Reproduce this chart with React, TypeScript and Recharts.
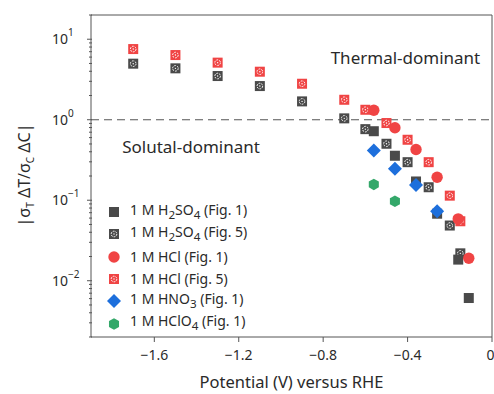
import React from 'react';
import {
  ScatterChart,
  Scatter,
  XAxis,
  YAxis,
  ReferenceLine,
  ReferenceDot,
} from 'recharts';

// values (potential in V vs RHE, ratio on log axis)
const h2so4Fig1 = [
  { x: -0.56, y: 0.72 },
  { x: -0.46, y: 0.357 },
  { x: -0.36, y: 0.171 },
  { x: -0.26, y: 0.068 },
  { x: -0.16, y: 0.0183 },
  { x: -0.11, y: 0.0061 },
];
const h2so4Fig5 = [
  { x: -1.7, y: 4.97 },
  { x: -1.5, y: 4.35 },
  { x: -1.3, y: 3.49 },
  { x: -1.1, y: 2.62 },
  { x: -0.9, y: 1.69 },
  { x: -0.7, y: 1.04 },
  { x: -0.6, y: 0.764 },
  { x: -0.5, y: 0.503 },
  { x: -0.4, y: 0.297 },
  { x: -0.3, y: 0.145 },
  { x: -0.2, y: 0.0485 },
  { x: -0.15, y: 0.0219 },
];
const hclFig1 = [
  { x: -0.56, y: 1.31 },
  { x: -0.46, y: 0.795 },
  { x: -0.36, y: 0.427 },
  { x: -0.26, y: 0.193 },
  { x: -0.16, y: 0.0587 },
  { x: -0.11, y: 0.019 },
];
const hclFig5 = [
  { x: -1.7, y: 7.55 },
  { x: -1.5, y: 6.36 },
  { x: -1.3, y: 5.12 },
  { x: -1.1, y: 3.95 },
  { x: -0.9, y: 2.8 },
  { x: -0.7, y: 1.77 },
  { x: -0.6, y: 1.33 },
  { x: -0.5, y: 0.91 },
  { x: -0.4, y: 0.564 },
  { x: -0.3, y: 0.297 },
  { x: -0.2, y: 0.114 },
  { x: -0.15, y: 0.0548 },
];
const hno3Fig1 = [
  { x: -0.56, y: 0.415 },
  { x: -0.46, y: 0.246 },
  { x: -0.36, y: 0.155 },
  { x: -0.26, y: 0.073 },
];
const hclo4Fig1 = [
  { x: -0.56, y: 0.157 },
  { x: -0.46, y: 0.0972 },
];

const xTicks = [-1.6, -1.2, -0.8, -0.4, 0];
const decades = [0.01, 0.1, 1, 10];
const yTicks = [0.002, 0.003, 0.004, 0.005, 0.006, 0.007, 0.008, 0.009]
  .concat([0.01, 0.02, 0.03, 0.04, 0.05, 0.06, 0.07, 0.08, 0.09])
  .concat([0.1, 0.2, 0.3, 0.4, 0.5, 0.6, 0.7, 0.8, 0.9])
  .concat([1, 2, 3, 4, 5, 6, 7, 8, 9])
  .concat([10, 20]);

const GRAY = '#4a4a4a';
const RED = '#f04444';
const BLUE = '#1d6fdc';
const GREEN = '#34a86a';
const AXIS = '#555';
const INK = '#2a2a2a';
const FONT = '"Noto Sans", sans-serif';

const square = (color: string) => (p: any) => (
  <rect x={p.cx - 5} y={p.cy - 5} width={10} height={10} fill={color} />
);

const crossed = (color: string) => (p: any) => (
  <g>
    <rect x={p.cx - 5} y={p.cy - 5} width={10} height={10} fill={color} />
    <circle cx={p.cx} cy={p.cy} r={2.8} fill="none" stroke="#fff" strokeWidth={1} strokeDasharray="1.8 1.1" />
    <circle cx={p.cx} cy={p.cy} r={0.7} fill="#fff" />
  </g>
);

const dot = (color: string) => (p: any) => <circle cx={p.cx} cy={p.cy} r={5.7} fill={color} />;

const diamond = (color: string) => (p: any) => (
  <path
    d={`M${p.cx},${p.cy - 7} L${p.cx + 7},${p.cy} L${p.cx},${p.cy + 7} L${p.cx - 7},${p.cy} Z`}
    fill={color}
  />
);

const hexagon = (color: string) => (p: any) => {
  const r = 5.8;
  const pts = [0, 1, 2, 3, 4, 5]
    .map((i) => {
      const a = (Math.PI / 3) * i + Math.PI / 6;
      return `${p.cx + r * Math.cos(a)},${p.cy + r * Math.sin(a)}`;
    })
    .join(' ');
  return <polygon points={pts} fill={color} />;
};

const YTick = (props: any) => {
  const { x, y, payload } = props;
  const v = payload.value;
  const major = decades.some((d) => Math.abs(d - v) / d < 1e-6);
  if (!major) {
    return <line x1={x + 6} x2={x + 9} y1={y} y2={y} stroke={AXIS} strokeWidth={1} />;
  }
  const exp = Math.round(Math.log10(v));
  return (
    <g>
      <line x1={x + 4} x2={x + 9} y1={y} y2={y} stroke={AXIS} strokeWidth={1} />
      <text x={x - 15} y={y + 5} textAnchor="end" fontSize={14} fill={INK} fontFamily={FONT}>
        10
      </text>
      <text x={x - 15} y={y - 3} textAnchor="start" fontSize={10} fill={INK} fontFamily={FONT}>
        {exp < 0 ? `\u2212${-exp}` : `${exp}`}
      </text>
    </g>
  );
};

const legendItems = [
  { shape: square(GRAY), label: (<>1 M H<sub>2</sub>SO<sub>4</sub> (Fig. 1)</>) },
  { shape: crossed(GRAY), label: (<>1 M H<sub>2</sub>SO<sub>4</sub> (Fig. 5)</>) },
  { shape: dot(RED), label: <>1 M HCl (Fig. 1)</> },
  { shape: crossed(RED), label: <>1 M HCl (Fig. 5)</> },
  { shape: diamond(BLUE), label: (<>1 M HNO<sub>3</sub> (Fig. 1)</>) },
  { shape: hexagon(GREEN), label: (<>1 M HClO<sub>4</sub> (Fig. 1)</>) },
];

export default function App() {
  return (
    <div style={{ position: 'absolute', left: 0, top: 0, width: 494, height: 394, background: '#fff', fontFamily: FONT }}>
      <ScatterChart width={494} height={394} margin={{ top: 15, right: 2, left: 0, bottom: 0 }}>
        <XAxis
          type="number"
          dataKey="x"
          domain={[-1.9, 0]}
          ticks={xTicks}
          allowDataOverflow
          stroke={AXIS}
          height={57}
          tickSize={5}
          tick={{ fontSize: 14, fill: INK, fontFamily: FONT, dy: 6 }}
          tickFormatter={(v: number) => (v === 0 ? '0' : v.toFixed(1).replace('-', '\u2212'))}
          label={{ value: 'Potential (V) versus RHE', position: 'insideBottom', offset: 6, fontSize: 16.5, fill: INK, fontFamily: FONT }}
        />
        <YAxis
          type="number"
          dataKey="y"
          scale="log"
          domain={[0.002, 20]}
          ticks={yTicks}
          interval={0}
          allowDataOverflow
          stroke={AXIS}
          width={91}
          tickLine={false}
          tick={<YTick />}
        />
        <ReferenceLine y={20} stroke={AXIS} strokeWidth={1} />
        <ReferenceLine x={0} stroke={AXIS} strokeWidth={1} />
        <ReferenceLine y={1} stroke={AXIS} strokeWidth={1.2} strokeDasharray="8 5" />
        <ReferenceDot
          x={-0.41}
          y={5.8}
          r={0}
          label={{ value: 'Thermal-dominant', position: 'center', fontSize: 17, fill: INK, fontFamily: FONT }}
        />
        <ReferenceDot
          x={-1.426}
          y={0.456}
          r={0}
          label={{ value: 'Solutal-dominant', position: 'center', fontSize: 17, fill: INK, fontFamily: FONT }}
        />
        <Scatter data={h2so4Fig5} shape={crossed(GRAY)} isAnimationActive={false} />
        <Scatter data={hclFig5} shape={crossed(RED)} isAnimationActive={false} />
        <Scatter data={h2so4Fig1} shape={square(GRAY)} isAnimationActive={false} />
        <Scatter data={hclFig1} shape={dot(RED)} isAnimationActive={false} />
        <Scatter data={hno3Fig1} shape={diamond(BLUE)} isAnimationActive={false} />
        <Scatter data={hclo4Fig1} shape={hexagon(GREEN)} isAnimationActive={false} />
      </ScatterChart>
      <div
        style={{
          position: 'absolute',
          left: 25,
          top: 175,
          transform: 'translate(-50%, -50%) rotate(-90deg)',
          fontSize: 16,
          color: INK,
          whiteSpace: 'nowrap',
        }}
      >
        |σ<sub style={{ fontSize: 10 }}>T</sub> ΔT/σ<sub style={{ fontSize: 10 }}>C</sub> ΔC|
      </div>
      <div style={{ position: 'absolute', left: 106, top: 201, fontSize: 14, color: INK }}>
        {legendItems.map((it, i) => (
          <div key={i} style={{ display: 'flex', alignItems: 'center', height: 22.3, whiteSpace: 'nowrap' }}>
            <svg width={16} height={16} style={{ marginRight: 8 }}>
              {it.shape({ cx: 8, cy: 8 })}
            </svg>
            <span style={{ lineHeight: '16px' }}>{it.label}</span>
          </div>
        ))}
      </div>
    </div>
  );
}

══════════════════════════════

WORK REQUIRED> Search the data for "React". Copy every matching line.

THE RESULT>
Reproduce this chart with React, TypeScript and Recharts.
import React from 'react';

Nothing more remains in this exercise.